**Given exercise:**
Copy exactly the lines from the line containing "Convert this chart to matplotlib code." to the line containing "plt.rcParams['font.family'] = ['Open", both lines included, and omit any pictures.

## Start The records

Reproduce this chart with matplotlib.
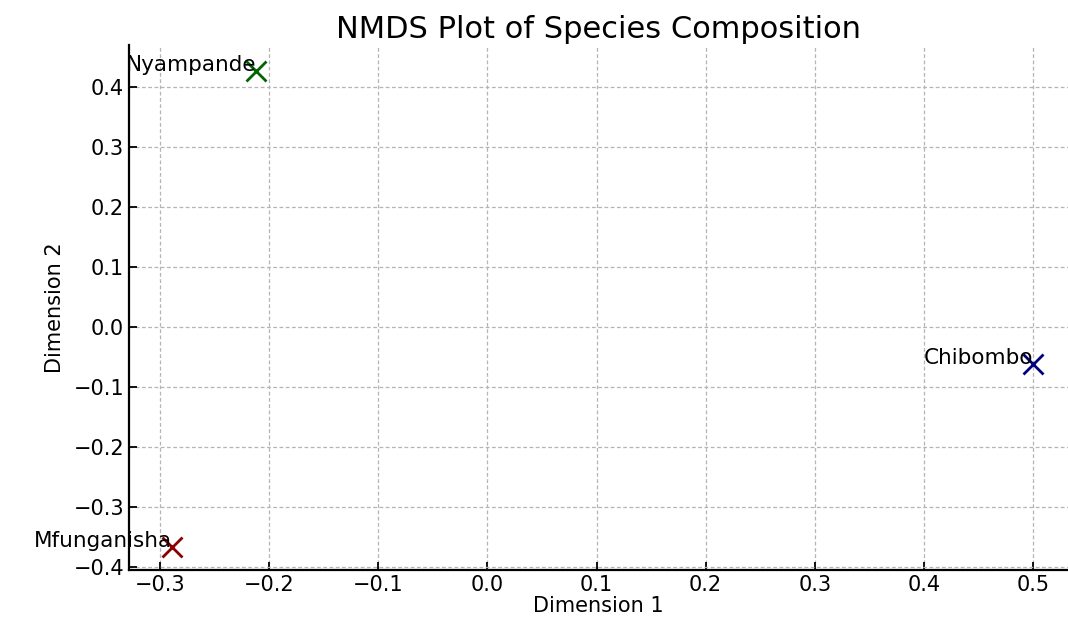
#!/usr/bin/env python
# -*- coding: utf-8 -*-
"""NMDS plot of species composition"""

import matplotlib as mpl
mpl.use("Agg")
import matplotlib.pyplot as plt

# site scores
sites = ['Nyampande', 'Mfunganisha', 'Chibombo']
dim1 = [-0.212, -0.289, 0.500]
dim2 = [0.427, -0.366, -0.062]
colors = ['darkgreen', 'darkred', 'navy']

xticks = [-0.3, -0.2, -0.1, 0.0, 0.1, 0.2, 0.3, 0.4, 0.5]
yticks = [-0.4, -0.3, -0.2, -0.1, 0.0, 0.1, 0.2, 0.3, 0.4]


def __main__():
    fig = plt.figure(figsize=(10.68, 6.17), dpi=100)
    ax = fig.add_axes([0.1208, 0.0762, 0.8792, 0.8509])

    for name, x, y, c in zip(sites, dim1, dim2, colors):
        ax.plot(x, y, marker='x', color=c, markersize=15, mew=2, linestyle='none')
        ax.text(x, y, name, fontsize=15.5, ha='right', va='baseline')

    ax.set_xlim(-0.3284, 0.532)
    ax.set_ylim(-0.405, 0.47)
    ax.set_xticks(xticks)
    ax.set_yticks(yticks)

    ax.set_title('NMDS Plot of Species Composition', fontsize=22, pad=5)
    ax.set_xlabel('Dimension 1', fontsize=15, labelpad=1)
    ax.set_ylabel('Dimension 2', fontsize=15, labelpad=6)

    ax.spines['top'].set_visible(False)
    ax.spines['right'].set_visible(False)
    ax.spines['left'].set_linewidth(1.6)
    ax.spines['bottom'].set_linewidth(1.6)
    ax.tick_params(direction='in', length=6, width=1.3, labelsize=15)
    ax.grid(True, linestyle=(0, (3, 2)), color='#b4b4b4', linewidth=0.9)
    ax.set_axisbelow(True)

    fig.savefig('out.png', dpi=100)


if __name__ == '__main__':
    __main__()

## End The records
## Start The records

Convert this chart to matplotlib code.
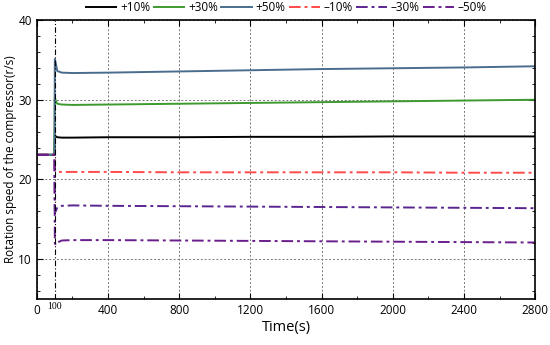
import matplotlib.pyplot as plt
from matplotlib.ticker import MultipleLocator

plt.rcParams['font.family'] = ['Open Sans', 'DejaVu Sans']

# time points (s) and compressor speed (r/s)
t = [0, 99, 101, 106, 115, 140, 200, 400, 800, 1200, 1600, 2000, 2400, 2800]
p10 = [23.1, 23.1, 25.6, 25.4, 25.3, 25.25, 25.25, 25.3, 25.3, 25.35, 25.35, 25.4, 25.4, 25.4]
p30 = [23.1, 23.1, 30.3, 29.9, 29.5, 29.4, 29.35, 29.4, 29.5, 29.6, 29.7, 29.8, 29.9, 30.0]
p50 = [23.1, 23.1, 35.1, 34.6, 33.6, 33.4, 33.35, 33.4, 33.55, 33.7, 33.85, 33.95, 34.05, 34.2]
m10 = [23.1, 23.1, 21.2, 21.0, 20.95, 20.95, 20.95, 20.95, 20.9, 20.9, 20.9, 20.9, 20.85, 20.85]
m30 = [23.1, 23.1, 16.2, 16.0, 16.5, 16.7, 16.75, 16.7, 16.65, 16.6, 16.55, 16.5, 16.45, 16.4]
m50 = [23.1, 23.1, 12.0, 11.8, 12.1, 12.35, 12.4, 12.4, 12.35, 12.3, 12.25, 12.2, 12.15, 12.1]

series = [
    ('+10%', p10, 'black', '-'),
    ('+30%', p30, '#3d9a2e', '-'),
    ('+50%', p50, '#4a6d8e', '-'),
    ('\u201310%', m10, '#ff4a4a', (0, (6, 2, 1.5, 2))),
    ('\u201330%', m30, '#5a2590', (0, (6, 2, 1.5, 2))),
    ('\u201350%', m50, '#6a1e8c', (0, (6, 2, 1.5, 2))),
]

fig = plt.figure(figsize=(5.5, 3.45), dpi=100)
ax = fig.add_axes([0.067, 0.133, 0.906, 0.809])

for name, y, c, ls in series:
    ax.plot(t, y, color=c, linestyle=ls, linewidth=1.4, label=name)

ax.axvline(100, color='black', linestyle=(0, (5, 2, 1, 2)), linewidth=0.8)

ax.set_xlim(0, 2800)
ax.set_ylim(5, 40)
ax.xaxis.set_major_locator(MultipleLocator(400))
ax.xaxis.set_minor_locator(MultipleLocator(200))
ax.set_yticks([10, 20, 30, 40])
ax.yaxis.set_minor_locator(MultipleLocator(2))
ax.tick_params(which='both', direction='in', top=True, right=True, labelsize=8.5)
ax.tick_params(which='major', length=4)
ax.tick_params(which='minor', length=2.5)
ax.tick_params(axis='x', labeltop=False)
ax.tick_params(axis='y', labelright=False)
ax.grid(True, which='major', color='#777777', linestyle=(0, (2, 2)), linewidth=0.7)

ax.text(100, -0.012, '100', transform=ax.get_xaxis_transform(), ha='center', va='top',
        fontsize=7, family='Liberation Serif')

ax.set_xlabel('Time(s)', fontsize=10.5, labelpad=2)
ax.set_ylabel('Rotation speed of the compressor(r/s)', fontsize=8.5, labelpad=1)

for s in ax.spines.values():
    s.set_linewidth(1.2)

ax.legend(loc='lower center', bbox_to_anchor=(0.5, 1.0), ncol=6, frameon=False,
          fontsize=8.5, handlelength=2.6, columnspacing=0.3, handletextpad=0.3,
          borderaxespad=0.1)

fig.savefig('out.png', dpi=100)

## End The records
## Start The records

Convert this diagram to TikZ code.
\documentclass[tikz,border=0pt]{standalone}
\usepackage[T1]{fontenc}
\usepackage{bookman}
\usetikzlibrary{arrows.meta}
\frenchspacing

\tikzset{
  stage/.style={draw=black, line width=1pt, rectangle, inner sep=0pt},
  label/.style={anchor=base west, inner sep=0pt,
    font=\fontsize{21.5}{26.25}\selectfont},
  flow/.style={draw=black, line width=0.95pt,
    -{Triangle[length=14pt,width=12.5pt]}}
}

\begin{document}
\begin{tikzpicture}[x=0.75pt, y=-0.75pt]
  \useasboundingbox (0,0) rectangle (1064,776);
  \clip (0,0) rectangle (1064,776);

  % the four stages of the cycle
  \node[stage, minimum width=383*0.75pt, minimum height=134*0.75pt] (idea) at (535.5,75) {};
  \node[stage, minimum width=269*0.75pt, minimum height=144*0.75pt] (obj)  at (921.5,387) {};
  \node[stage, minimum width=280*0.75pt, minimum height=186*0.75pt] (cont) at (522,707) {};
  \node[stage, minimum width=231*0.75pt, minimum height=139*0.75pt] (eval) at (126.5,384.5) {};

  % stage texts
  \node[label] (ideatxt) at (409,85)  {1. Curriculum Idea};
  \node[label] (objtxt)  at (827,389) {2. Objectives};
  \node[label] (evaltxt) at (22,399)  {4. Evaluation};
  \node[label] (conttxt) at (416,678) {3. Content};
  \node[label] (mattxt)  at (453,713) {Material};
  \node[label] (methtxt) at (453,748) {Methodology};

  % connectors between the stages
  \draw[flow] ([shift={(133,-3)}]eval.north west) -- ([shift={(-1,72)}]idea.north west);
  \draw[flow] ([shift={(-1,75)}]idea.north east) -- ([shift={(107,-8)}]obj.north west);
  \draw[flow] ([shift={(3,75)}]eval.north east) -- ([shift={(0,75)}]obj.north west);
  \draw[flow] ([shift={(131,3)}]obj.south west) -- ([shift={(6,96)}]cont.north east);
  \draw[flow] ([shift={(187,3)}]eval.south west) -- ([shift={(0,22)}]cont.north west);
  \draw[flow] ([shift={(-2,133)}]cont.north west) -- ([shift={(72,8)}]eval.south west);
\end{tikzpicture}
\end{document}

## End The records

**Task response:**
Convert this chart to matplotlib code.
import matplotlib.pyplot as plt
from matplotlib.ticker import MultipleLocator

plt.rcParams['font.family'] = ['Open Sans', 'DejaVu Sans']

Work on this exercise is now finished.